Each line of the listing must be transcribed exactly, except for the images, which should be excluded.

[Available data]
-- start --

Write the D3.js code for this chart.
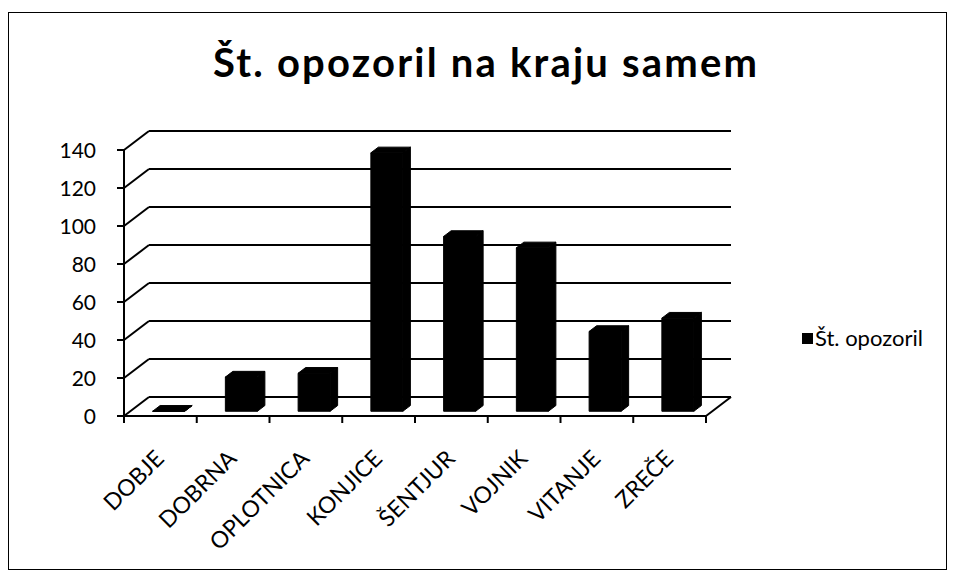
<!DOCTYPE html>
<html>
<head>
<meta charset="utf-8">
<script src="https://d3js.org/d3.v7.min.js"></script>
<style>
  body { margin: 0; background: #fff; }
  text { font-family: Lato, "Open Sans", sans-serif; fill: #000; }
</style>
</head>
<body>
<div id="my_dataviz"></div>
<script>

// data
var categories = ["DOBJE", "DOBRNA", "OPLOTNICA", "KONJICE", "ŠENTJUR", "VOJNIK", "VITANJE", "ZREČE"];
var values = [0, 18, 20, 136, 92, 86, 42, 49];
var yTicks = [0, 20, 40, 60, 80, 100, 120, 140];
var seriesName = "Št. opozoril";
var title = "Št. opozoril na kraju samem";

var W = 954, H = 581;
var svg = d3.select("#my_dataviz")
  .append("svg")
    .attr("width", W)
    .attr("height", H);

// frame
svg.append("rect")
  .attr("x", 8.5).attr("y", 12.5)
  .attr("width", 938).attr("height", 557)
  .attr("fill", "none").attr("stroke", "#000").attr("stroke-width", 1);

// title
svg.append("text")
  .attr("x", 213).attr("y", 77)
  .attr("textLength", 544)
  .attr("lengthAdjust", "spacing")
  .style("font-size", "40px")
  .style("font-weight", "bold")
  .text(title);

// front plane scales
var x = d3.scaleBand()
  .domain(categories)
  .range([124, 706]);
var y = d3.scaleLinear()
  .domain([0, 140])
  .range([416, 150]);

// depth vector (front -> back)
var dx = 25, dy = -19;

var g = svg.append("g");

// back wall grid lines
g.selectAll(".grid")
  .data(yTicks)
  .enter()
  .append("line")
    .attr("x1", 124 + dx).attr("x2", 706 + dx)
    .attr("y1", function(d) { return y(d) + dy; })
    .attr("y2", function(d) { return y(d) + dy; })
    .attr("stroke", "#000").attr("stroke-width", 2);

// side wall diagonals
g.selectAll(".side")
  .data(yTicks)
  .enter()
  .append("line")
    .attr("x1", 124).attr("x2", 124 + dx)
    .attr("y1", function(d) { return y(d); })
    .attr("y2", function(d) { return y(d) + dy; })
    .attr("stroke", "#000").attr("stroke-width", 2);

// floor: front edge and right edge
g.append("line")
  .attr("x1", 124).attr("x2", 706)
  .attr("y1", y(0)).attr("y2", y(0))
  .attr("stroke", "#000").attr("stroke-width", 2);
g.append("line")
  .attr("x1", 706).attr("x2", 706 + dx)
  .attr("y1", y(0)).attr("y2", y(0) + dy)
  .attr("stroke", "#000").attr("stroke-width", 2);

// y axis line + ticks + labels
g.append("line")
  .attr("x1", 124).attr("x2", 124)
  .attr("y1", y(140)).attr("y2", y(0))
  .attr("stroke", "#000").attr("stroke-width", 2);
g.selectAll(".ytick")
  .data(yTicks)
  .enter()
  .append("line")
    .attr("x1", 117).attr("x2", 124)
    .attr("y1", function(d) { return y(d); })
    .attr("y2", function(d) { return y(d); })
    .attr("stroke", "#000").attr("stroke-width", 2);
g.selectAll(".ylab")
  .data(yTicks)
  .enter()
  .append("text")
    .attr("x", 96)
    .attr("y", function(d) { return y(d); })
    .attr("dy", "0.36em")
    .attr("text-anchor", "end")
    .style("font-size", "21px")
    .text(function(d) { return d; });

// x ticks at category boundaries
var bounds = categories.map(function(c) { return x(c); }).concat([706]);
g.selectAll(".xtick")
  .data(bounds)
  .enter()
  .append("line")
    .attr("x1", function(d) { return d; })
    .attr("x2", function(d) { return d; })
    .attr("y1", y(0)).attr("y2", y(0) + 7)
    .attr("stroke", "#000").attr("stroke-width", 2);

// x labels rotated
g.selectAll(".xlab")
  .data(categories)
  .enter()
  .append("text")
    .attr("transform", function(d) {
      return "translate(" + (x(d) + x.bandwidth() / 2 + 5) + "," + (y(0) + 44) + ") rotate(-45)";
    })
    .attr("text-anchor", "end")
    .style("font-size", "23px")
    .text(function(d) { return d; });

// 3D columns
var bw = x.bandwidth() * 0.44;
var f0 = 0.25, f1 = 0.55; // depth range of the column
function pt(px, py, f) { return [px + dx * f, py + dy * f]; }

var bars = g.selectAll(".bar")
  .data(categories.map(function(c, i) { return {cat: c, v: values[i]}; }))
  .enter()
  .append("g");

bars.each(function(d) {
  var xl = x(d.cat) + (x.bandwidth() - bw) / 2 + 2;
  var xr = xl + bw;
  var yb = y(0), yt = y(d.v);
  var sel = d3.select(this);
  var line = d3.line();
  // front face
  sel.append("path")
    .attr("d", line([pt(xl, yb, f0), pt(xr, yb, f0), pt(xr, yt, f0), pt(xl, yt, f0)]) + "Z")
    .attr("fill", "#000").attr("stroke", "#000");
  // side face
  sel.append("path")
    .attr("d", line([pt(xr, yb, f0), pt(xr, yb, f1), pt(xr, yt, f1), pt(xr, yt, f0)]) + "Z")
    .attr("fill", "#000").attr("stroke", "#000");
  // top face
  sel.append("path")
    .attr("d", line([pt(xl, yt, f0), pt(xr, yt, f0), pt(xr, yt, f1), pt(xl, yt, f1)]) + "Z")
    .attr("fill", "#000").attr("stroke", "#000");
});

// legend
svg.append("rect")
  .attr("x", 802).attr("y", 333)
  .attr("width", 11).attr("height", 11)
  .attr("fill", "#000");
svg.append("text")
  .attr("x", 815).attr("y", 346)
  .style("font-size", "22px")
  .text(seriesName);

</script>
</body>
</html>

-- end --

[Task response]
Write the D3.js code for this chart.
<!DOCTYPE html>
<html>
<head>
<meta charset="utf-8">
<script src="https://d3js.org/d3.v7.min.js"></script>
<style>
  body { margin: 0; background: #fff; }
  text { font-family: Lato, "Open Sans", sans-serif; fill: #000; }
</style>
</head>
<body>
<div id="my_dataviz"></div>
<script>

// data
var categories = ["DOBJE", "DOBRNA", "OPLOTNICA", "KONJICE", "ŠENTJUR", "VOJNIK", "VITANJE", "ZREČE"];
var values = [0, 18, 20, 136, 92, 86, 42, 49];
var yTicks = [0, 20, 40, 60, 80, 100, 120, 140];
var seriesName = "Št. opozoril";
var title = "Št. opozoril na kraju samem";

var W = 954, H = 581;
var svg = d3.select("#my_dataviz")
  .append("svg")
    .attr("width", W)
    .attr("height", H);

// frame
svg.append("rect")
  .attr("x", 8.5).attr("y", 12.5)
  .attr("width", 938).attr("height", 557)
  .attr("fill", "none").attr("stroke", "#000").attr("stroke-width", 1);

// title
svg.append("text")
  .attr("x", 213).attr("y", 77)
  .attr("textLength", 544)
  .attr("lengthAdjust", "spacing")
  .style("font-size", "40px")
  .style("font-weight", "bold")
  .text(title);

// front plane scales
var x = d3.scaleBand()
  .domain(categories)
  .range([124, 706]);
var y = d3.scaleLinear()
  .domain([0, 140])
  .range([416, 150]);

// depth vector (front -> back)
var dx = 25, dy = -19;

var g = svg.append("g");

// back wall grid lines
g.selectAll(".grid")
  .data(yTicks)
  .enter()
  .append("line")
    .attr("x1", 124 + dx).attr("x2", 706 + dx)
    .attr("y1", function(d) { return y(d) + dy; })
    .attr("y2", function(d) { return y(d) + dy; })
    .attr("stroke", "#000").attr("stroke-width", 2);

// side wall diagonals
g.selectAll(".side")
  .data(yTicks)
  .enter()
  .append("line")
    .attr("x1", 124).attr("x2", 124 + dx)
    .attr("y1", function(d) { return y(d); })
    .attr("y2", function(d) { return y(d) + dy; })
    .attr("stroke", "#000").attr("stroke-width", 2);

// floor: front edge and right edge
g.append("line")
  .attr("x1", 124).attr("x2", 706)
  .attr("y1", y(0)).attr("y2", y(0))
  .attr("stroke", "#000").attr("stroke-width", 2);
g.append("line")
  .attr("x1", 706).attr("x2", 706 + dx)
  .attr("y1", y(0)).attr("y2", y(0) + dy)
  .attr("stroke", "#000").attr("stroke-width", 2);

// y axis line + ticks + labels
g.append("line")
  .attr("x1", 124).attr("x2", 124)
  .attr("y1", y(140)).attr("y2", y(0))
  .attr("stroke", "#000").attr("stroke-width", 2);
g.selectAll(".ytick")
  .data(yTicks)
  .enter()
  .append("line")
    .attr("x1", 117).attr("x2", 124)
    .attr("y1", function(d) { return y(d); })
    .attr("y2", function(d) { return y(d); })
    .attr("stroke", "#000").attr("stroke-width", 2);
g.selectAll(".ylab")
  .data(yTicks)
  .enter()
  .append("text")
    .attr("x", 96)
    .attr("y", function(d) { return y(d); })
    .attr("dy", "0.36em")
    .attr("text-anchor", "end")
    .style("font-size", "21px")
    .text(function(d) { return d; });

// x ticks at category boundaries
var bounds = categories.map(function(c) { return x(c); }).concat([706]);
g.selectAll(".xtick")
  .data(bounds)
  .enter()
  .append("line")
    .attr("x1", function(d) { return d; })
    .attr("x2", function(d) { return d; })
    .attr("y1", y(0)).attr("y2", y(0) + 7)
    .attr("stroke", "#000").attr("stroke-width", 2);

// x labels rotated
g.selectAll(".xlab")
  .data(categories)
  .enter()
  .append("text")
    .attr("transform", function(d) {
      return "translate(" + (x(d) + x.bandwidth() / 2 + 5) + "," + (y(0) + 44) + ") rotate(-45)";
    })
    .attr("text-anchor", "end")
    .style("font-size", "23px")
    .text(function(d) { return d; });

// 3D columns
var bw = x.bandwidth() * 0.44;
var f0 = 0.25, f1 = 0.55; // depth range of the column
function pt(px, py, f) { return [px + dx * f, py + dy * f]; }

var bars = g.selectAll(".bar")
  .data(categories.map(function(c, i) { return {cat: c, v: values[i]}; }))
  .enter()
  .append("g");

bars.each(function(d) {
  var xl = x(d.cat) + (x.bandwidth() - bw) / 2 + 2;
  var xr = xl + bw;
  var yb = y(0), yt = y(d.v);
  var sel = d3.select(this);
  var line = d3.line();
  // front face
  sel.append("path")
    .attr("d", line([pt(xl, yb, f0), pt(xr, yb, f0), pt(xr, yt, f0), pt(xl, yt, f0)]) + "Z")
    .attr("fill", "#000").attr("stroke", "#000");
  // side face
  sel.append("path")
    .attr("d", line([pt(xr, yb, f0), pt(xr, yb, f1), pt(xr, yt, f1), pt(xr, yt, f0)]) + "Z")
    .attr("fill", "#000").attr("stroke", "#000");
  // top face
  sel.append("path")
    .attr("d", line([pt(xl, yt, f0), pt(xr, yt, f0), pt(xr, yt, f1), pt(xl, yt, f1)]) + "Z")
    .attr("fill", "#000").attr("stroke", "#000");
});

// legend
svg.append("rect")
  .attr("x", 802).attr("y", 333)
  .attr("width", 11).attr("height", 11)
  .attr("fill", "#000");
svg.append("text")
  .attr("x", 815).attr("y", 346)
  .style("font-size", "22px")
  .text(seriesName);

</script>
</body>
</html>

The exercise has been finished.